## Begin Material for this task
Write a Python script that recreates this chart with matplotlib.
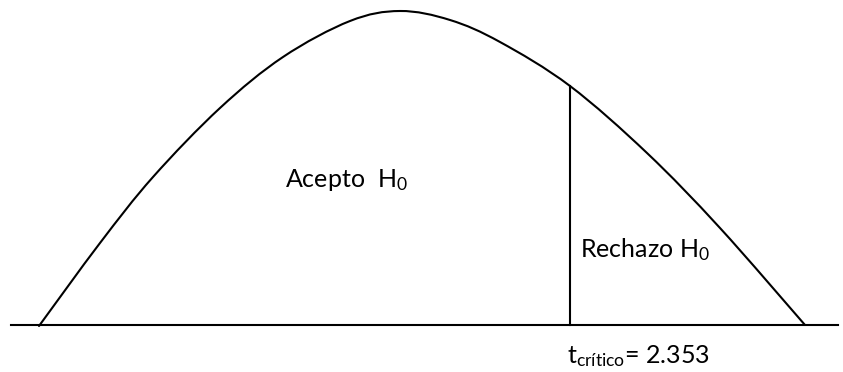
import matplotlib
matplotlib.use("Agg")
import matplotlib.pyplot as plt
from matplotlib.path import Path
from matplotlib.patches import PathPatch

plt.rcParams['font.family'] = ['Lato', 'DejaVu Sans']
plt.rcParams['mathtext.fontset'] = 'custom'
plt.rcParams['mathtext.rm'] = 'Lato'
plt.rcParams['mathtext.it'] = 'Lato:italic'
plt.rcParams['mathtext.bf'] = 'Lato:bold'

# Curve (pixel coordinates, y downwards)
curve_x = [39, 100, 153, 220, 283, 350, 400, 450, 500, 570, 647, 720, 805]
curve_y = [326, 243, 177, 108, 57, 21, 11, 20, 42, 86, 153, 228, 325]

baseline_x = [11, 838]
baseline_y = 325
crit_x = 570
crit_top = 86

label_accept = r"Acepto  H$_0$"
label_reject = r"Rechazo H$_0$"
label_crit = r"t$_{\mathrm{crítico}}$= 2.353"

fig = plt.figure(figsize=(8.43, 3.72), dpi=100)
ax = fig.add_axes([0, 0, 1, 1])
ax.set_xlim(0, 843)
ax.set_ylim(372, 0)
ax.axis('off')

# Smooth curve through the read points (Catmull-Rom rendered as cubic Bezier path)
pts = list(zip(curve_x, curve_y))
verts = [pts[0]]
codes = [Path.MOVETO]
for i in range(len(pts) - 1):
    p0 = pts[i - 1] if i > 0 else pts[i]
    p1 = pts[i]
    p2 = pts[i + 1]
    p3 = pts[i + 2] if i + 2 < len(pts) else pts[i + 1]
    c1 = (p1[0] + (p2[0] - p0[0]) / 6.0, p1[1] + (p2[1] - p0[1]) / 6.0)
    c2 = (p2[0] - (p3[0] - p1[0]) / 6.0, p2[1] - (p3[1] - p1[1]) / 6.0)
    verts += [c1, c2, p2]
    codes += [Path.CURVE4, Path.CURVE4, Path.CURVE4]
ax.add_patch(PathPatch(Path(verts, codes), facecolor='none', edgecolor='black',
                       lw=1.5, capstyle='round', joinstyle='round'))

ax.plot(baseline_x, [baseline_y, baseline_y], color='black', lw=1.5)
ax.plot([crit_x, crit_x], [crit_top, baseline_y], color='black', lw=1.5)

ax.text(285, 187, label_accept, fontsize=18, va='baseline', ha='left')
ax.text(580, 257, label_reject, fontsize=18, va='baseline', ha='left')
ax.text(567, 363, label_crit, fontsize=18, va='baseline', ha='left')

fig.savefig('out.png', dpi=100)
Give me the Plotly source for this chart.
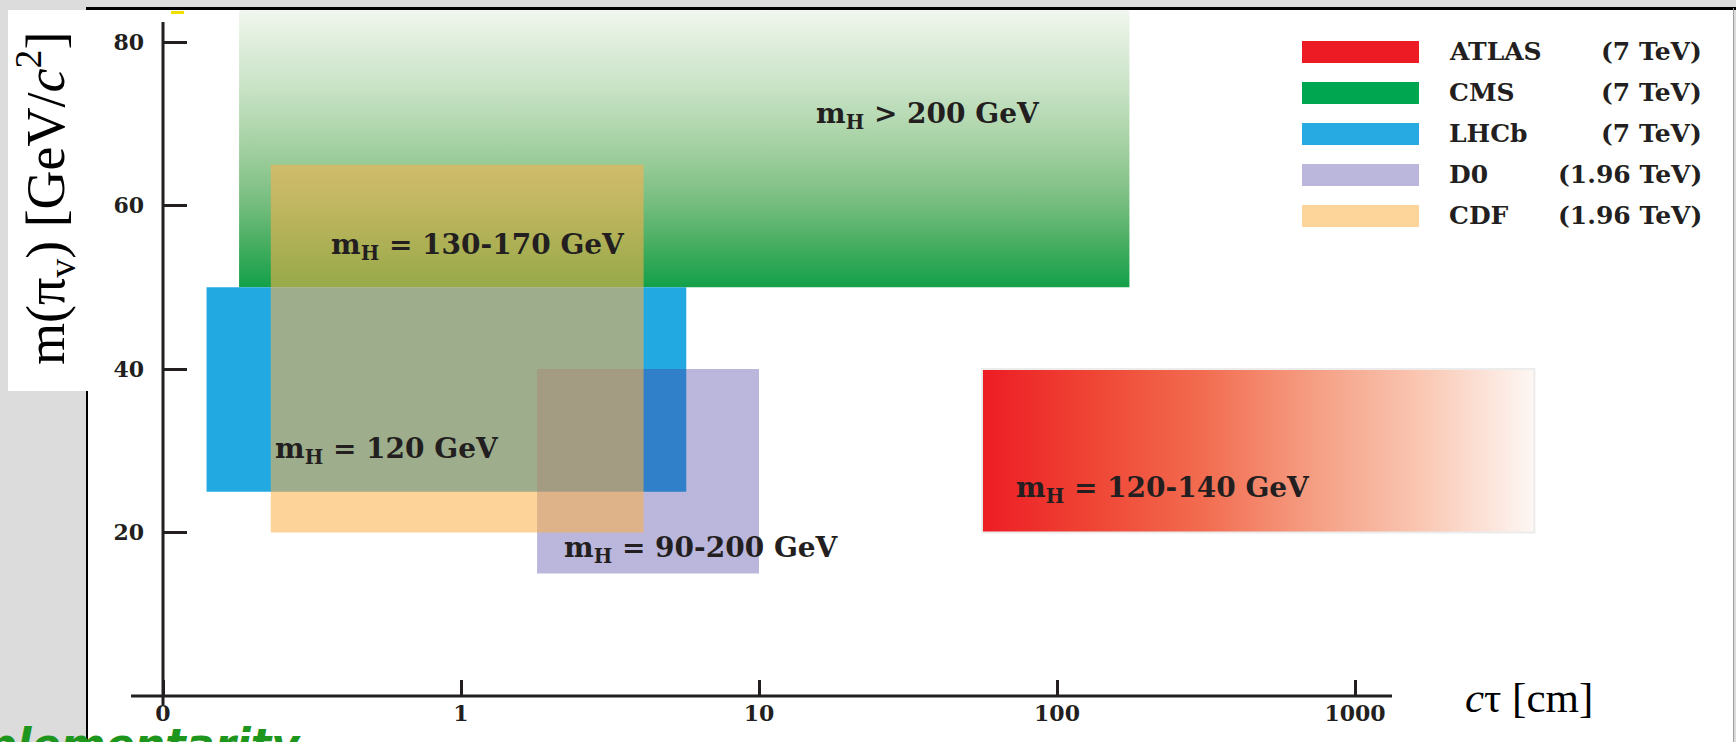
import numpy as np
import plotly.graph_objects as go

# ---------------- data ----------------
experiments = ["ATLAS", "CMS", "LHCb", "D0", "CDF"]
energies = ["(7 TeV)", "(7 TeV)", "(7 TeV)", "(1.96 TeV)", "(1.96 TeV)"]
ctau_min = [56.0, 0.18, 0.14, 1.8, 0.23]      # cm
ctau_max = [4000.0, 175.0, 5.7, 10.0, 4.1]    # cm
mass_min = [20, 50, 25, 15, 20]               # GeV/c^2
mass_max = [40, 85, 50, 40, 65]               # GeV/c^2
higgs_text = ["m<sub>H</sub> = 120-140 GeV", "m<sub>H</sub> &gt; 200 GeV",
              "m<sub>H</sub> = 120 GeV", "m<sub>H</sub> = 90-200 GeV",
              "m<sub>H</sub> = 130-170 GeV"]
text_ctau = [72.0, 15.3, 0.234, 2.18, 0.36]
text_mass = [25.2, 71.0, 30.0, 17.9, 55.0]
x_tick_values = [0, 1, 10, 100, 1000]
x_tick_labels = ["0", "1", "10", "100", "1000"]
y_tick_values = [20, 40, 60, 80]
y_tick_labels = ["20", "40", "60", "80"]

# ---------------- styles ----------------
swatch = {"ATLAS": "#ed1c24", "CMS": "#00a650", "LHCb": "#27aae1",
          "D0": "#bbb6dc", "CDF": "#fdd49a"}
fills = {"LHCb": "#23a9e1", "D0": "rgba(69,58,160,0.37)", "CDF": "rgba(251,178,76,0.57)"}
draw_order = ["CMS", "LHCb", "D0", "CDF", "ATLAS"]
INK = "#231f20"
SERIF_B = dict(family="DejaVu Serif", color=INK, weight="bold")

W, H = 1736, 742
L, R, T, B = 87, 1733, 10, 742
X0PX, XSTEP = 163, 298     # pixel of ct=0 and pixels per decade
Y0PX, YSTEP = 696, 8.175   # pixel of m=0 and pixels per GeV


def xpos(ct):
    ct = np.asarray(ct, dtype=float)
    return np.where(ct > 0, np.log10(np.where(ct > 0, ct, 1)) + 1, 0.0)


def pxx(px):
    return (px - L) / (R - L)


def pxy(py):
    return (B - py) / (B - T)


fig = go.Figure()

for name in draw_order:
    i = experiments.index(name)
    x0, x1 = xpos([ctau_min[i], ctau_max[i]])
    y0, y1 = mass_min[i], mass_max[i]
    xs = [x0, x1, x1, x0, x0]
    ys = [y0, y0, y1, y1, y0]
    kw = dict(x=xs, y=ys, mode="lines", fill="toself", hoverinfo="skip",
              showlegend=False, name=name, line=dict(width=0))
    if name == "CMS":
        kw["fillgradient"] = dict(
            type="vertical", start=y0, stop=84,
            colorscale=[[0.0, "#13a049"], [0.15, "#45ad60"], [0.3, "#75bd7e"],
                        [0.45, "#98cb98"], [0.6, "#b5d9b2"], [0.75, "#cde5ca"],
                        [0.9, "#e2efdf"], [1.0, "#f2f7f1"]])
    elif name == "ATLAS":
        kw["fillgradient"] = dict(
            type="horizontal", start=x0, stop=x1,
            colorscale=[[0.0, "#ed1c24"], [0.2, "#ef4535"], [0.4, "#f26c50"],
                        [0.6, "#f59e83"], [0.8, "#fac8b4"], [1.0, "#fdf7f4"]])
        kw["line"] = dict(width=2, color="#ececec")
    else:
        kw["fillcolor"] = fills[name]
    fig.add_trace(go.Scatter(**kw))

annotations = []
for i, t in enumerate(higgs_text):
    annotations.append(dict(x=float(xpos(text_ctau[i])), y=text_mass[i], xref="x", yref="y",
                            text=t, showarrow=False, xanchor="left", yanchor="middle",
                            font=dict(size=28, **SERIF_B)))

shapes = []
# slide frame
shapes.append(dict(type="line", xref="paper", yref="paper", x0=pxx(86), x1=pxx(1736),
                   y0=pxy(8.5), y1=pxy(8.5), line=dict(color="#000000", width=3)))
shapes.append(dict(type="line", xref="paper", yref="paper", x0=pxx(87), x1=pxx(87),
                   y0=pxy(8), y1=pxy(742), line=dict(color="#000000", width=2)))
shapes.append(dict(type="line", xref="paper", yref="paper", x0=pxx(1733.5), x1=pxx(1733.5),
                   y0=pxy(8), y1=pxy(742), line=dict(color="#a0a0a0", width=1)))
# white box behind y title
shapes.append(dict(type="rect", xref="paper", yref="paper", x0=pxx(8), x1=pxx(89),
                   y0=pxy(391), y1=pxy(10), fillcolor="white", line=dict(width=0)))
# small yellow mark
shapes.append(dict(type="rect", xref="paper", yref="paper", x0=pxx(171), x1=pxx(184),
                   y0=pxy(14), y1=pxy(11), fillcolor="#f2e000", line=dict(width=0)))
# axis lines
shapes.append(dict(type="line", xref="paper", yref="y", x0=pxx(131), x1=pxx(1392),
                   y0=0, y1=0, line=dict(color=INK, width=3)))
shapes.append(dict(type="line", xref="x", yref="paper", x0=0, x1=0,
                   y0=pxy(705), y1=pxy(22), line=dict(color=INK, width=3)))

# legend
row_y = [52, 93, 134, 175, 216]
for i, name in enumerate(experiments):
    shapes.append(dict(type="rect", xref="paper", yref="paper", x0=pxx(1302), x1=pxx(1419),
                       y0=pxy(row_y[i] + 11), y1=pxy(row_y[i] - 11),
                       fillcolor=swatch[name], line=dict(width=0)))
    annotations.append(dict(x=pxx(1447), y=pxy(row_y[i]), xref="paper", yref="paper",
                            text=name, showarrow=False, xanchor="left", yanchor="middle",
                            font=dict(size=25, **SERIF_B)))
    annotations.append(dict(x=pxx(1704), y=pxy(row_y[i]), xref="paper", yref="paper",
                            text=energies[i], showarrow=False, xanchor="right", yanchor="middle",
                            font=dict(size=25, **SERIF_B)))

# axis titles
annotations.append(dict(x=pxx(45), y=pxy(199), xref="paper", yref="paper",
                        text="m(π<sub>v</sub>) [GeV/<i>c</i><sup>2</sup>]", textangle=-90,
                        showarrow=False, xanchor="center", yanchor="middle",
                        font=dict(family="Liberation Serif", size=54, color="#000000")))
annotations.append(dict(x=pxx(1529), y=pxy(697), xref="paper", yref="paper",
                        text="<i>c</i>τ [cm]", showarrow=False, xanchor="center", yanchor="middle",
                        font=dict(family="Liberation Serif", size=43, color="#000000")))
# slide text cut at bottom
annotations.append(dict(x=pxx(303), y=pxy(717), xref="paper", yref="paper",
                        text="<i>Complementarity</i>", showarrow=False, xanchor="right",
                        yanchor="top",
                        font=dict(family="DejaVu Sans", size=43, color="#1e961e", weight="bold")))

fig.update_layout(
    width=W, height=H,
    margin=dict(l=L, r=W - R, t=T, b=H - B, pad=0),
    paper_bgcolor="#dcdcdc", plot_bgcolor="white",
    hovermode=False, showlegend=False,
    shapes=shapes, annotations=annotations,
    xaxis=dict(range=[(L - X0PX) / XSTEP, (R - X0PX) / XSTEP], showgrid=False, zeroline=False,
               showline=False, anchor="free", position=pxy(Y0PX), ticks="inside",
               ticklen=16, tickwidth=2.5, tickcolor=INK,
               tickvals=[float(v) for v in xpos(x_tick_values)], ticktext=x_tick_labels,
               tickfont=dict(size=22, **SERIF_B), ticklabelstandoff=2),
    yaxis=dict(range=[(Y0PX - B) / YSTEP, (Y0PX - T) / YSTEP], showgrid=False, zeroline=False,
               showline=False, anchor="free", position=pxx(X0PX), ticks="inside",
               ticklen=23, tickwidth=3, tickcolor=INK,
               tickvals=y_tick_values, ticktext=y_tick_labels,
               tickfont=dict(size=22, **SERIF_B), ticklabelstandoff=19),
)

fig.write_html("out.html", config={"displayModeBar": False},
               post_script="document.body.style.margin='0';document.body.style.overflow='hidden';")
## End Material for this task
What needs to be done: Omit all pictures, and reproduce exactly the lines from the one holding "Give me the Plotly source for this chart." through the one holding "import plotly.graph_objects as go", both included.

Task response:
Give me the Plotly source for this chart.
import numpy as np
import plotly.graph_objects as go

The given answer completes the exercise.